→ Data segment
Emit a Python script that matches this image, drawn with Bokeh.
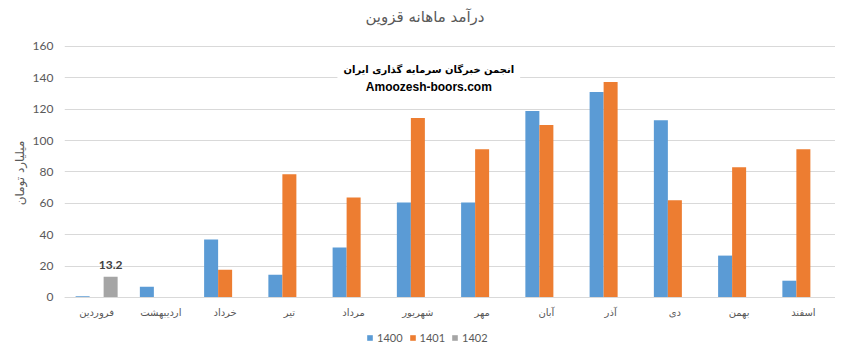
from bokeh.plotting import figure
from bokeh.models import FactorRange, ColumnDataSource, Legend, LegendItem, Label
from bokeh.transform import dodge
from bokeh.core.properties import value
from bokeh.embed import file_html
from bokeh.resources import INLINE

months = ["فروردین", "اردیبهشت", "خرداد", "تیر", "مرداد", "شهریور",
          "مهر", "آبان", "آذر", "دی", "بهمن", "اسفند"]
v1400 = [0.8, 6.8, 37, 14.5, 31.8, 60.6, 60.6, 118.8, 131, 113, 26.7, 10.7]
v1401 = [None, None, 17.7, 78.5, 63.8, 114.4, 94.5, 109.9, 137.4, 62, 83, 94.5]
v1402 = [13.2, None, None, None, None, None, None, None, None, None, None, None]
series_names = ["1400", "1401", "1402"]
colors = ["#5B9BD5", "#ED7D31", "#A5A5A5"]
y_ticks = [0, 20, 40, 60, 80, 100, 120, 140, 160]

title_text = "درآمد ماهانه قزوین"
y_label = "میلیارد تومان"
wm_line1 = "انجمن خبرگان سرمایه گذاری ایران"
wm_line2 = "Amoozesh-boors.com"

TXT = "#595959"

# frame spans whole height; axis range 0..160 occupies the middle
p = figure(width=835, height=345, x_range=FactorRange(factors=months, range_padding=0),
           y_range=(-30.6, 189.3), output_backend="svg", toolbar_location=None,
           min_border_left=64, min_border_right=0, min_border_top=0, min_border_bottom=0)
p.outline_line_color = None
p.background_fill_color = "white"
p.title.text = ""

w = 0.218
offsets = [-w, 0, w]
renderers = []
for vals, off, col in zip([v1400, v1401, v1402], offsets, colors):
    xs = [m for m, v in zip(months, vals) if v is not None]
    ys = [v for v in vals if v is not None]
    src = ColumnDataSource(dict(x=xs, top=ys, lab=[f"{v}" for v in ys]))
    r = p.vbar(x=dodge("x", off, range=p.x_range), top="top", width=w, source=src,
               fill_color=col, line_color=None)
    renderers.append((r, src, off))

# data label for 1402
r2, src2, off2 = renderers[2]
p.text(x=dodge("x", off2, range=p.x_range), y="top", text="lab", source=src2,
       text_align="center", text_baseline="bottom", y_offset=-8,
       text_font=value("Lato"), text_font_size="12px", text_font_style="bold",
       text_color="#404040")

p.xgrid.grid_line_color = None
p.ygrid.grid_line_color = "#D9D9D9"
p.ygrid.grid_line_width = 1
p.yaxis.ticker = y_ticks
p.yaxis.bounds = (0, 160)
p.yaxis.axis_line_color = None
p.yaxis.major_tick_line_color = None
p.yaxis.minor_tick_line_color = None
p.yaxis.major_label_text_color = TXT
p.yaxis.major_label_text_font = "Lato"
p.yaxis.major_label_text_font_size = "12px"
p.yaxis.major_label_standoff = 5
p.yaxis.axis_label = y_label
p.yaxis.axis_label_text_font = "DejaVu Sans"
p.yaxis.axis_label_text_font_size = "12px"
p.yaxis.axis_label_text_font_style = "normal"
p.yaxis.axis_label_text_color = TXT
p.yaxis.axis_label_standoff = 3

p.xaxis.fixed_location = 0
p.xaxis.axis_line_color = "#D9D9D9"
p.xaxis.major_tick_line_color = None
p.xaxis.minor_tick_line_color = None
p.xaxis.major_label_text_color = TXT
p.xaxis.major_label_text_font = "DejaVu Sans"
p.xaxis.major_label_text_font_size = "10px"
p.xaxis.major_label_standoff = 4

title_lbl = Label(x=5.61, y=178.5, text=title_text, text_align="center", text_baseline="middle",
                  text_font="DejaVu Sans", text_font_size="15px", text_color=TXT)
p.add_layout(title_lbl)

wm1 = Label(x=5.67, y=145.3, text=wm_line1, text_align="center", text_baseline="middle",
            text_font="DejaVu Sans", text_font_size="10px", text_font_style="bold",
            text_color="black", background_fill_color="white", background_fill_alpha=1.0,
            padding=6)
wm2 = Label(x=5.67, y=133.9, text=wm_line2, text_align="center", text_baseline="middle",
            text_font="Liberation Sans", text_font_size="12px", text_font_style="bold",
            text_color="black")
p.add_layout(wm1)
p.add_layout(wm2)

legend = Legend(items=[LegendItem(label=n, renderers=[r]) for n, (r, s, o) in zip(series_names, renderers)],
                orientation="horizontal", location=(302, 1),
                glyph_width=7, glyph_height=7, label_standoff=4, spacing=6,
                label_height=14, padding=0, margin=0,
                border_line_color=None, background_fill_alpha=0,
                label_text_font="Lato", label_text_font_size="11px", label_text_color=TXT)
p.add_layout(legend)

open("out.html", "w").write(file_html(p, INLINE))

→ Exercise goal
Set the lines above down again, word for word, from the first through the one containing "from bokeh.resources import INLINE"; pictures excluded.

→ Result
Emit a Python script that matches this image, drawn with Bokeh.
from bokeh.plotting import figure
from bokeh.models import FactorRange, ColumnDataSource, Legend, LegendItem, Label
from bokeh.transform import dodge
from bokeh.core.properties import value
from bokeh.embed import file_html
from bokeh.resources import INLINE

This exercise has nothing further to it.